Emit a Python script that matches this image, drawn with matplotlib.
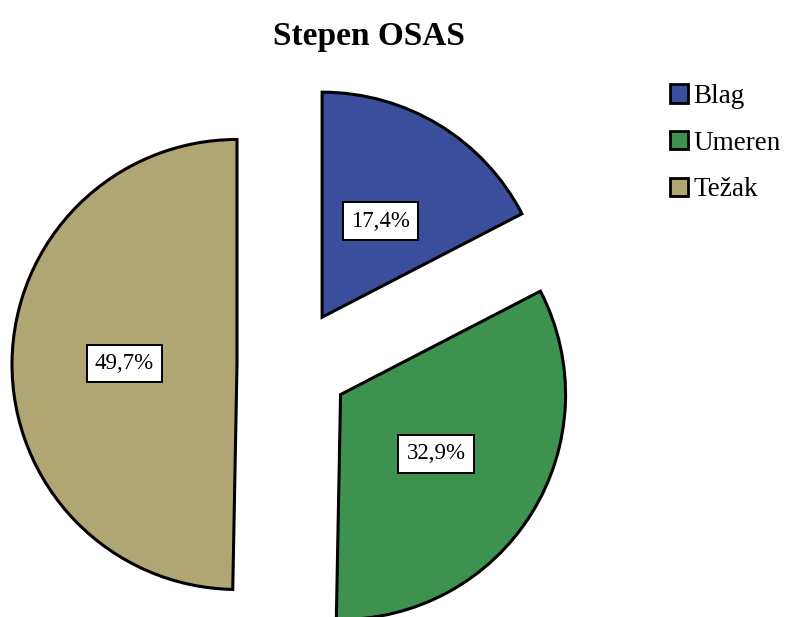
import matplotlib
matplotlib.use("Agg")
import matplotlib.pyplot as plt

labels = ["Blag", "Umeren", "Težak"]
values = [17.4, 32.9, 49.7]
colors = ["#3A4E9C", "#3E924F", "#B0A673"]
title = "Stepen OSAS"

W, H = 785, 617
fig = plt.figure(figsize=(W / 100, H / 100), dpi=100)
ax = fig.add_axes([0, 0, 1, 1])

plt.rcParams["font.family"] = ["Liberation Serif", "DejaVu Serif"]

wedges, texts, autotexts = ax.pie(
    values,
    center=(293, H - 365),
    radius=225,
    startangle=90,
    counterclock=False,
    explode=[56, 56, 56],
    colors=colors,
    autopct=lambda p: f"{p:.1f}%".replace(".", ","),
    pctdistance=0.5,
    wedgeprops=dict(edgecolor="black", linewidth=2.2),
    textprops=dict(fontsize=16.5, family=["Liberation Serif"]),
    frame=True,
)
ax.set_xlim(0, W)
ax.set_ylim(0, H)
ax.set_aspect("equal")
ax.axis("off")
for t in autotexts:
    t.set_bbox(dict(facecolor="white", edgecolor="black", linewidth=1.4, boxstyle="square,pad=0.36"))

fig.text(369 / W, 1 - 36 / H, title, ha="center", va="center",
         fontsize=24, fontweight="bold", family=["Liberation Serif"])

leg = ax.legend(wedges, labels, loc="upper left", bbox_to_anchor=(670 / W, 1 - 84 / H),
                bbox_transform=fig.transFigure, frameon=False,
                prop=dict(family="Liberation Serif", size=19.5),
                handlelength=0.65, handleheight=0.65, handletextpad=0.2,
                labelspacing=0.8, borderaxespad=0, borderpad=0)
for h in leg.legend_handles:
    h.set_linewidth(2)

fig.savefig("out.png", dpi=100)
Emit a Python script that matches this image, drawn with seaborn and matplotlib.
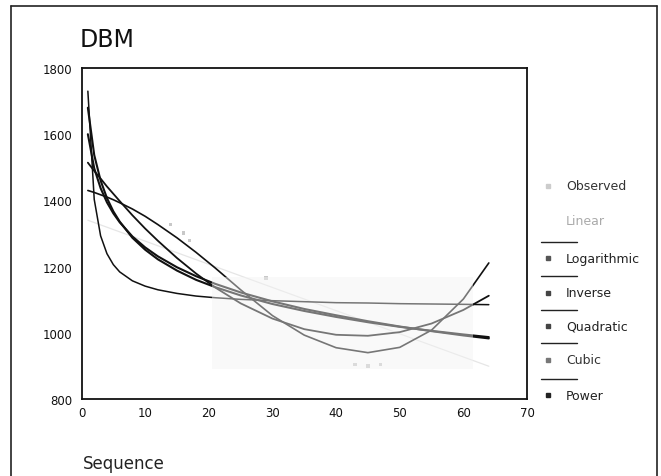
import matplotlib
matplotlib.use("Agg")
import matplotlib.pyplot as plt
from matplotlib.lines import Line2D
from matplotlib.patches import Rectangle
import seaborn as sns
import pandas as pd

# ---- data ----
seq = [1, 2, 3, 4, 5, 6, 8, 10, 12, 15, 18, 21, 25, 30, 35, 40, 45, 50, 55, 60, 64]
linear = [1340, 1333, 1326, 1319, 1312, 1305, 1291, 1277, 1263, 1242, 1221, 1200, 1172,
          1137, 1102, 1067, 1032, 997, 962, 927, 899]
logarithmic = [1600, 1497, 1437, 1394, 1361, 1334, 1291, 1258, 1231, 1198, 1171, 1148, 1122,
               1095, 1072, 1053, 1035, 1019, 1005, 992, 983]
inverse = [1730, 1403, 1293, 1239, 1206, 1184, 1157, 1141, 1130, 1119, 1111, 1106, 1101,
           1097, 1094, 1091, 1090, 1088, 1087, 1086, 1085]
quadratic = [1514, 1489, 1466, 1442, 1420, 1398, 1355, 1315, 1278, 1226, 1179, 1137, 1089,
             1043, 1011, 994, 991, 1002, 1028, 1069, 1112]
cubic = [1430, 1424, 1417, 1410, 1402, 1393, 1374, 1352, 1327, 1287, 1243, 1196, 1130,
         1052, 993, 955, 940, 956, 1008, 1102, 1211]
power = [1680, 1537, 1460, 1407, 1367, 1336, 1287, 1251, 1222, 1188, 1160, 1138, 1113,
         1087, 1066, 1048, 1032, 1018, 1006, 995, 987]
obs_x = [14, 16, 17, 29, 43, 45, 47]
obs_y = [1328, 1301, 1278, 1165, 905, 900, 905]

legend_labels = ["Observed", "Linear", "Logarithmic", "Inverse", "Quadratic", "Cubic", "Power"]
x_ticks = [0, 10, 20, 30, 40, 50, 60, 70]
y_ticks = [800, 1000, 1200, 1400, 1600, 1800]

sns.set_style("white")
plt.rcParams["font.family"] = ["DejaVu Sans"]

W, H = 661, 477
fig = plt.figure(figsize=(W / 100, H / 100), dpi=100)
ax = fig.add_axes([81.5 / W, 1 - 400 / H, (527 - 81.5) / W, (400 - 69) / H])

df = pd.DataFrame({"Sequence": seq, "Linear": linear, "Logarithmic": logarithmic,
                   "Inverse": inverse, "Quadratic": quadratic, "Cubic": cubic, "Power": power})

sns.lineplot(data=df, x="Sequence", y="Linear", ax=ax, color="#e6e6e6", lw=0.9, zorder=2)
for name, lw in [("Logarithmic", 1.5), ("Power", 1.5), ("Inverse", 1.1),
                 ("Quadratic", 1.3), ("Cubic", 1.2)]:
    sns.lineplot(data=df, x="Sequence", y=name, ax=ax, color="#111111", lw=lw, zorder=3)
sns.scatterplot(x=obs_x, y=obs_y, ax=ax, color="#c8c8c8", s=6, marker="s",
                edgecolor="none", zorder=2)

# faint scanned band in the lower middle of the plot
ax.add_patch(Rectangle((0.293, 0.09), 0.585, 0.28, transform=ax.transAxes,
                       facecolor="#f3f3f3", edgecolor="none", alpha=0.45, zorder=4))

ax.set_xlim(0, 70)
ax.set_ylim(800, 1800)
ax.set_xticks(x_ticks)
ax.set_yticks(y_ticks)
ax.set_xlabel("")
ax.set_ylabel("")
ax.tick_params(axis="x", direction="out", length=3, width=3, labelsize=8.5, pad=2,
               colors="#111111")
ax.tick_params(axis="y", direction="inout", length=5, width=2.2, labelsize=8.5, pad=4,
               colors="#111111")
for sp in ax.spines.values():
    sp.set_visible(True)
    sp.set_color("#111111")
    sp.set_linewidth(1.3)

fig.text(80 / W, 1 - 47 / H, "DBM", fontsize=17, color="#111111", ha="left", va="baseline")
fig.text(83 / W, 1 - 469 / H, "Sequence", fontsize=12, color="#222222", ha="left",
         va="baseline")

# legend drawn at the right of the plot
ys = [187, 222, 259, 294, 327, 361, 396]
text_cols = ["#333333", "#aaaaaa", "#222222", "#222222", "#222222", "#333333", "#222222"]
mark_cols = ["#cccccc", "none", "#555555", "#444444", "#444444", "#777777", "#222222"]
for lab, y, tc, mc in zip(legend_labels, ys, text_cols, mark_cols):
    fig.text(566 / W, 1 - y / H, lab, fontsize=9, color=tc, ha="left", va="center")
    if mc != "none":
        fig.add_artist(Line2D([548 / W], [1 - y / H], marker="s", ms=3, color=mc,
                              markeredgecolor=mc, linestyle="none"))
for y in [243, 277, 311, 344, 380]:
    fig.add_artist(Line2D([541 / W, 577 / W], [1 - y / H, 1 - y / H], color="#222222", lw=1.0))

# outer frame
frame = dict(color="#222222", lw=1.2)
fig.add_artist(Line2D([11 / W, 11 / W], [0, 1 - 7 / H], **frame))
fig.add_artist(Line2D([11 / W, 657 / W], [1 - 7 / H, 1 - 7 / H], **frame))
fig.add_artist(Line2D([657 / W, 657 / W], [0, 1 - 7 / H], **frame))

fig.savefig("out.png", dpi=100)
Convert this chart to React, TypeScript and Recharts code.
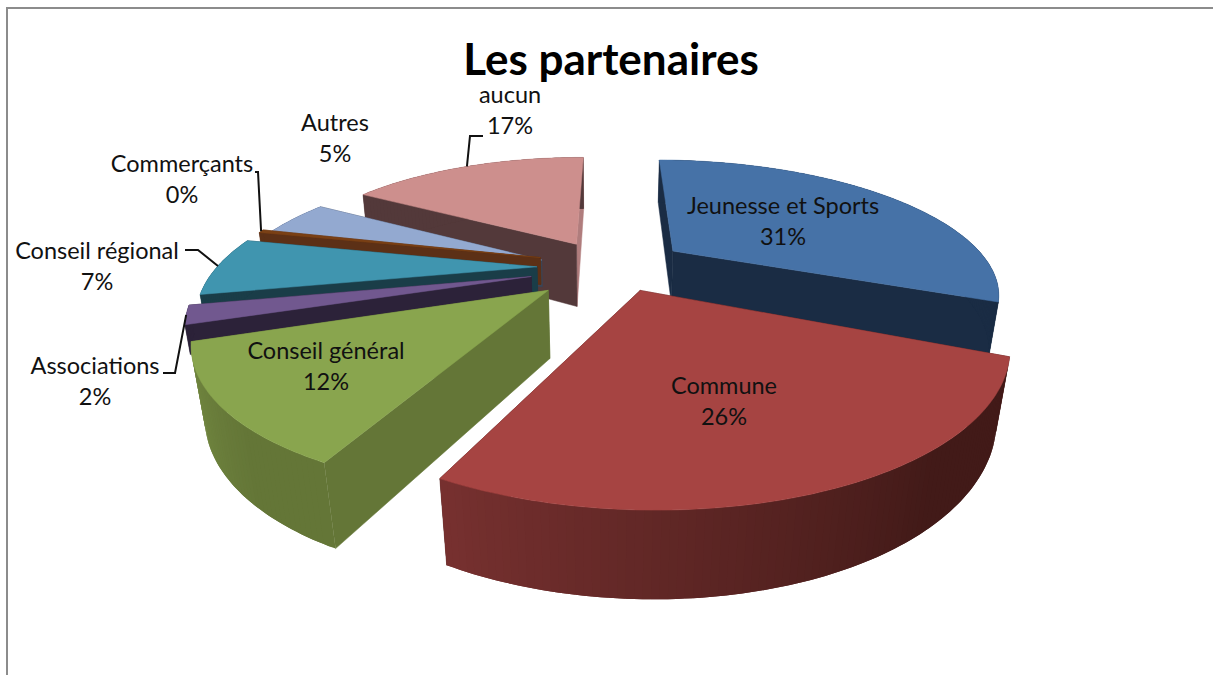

### SHORT PROBLEM:
Leave the pictures out and reproduce exactly the lines from the top of the listing above through the line with "import pandas as pd".

### RESPONSE TO THIS EXERCISE:
Emit a Python script that matches this image, drawn with matplotlib.
import matplotlib
matplotlib.use("Agg")
import matplotlib.pyplot as plt

labels = ["Blag", "Umeren", "Težak"]
values = [17.4, 32.9, 49.7]
colors = ["#3A4E9C", "#3E924F", "#B0A673"]
title = "Stepen OSAS"

W, H = 785, 617
fig = plt.figure(figsize=(W / 100, H / 100), dpi=100)
ax = fig.add_axes([0, 0, 1, 1])

plt.rcParams["font.family"] = ["Liberation Serif", "DejaVu Serif"]

wedges, texts, autotexts = ax.pie(
    values,
    center=(293, H - 365),
    radius=225,
    startangle=90,
    counterclock=False,
    explode=[56, 56, 56],
    colors=colors,
    autopct=lambda p: f"{p:.1f}%".replace(".", ","),
    pctdistance=0.5,
    wedgeprops=dict(edgecolor="black", linewidth=2.2),
    textprops=dict(fontsize=16.5, family=["Liberation Serif"]),
    frame=True,
)
ax.set_xlim(0, W)
ax.set_ylim(0, H)
ax.set_aspect("equal")
ax.axis("off")
for t in autotexts:
    t.set_bbox(dict(facecolor="white", edgecolor="black", linewidth=1.4, boxstyle="square,pad=0.36"))

fig.text(369 / W, 1 - 36 / H, title, ha="center", va="center",
         fontsize=24, fontweight="bold", family=["Liberation Serif"])

leg = ax.legend(wedges, labels, loc="upper left", bbox_to_anchor=(670 / W, 1 - 84 / H),
                bbox_transform=fig.transFigure, frameon=False,
                prop=dict(family="Liberation Serif", size=19.5),
                handlelength=0.65, handleheight=0.65, handletextpad=0.2,
                labelspacing=0.8, borderaxespad=0, borderpad=0)
for h in leg.legend_handles:
    h.set_linewidth(2)

fig.savefig("out.png", dpi=100)
Emit a Python script that matches this image, drawn with seaborn and matplotlib.
import matplotlib
matplotlib.use("Agg")
import matplotlib.pyplot as plt
from matplotlib.lines import Line2D
from matplotlib.patches import Rectangle
import seaborn as sns
import pandas as pd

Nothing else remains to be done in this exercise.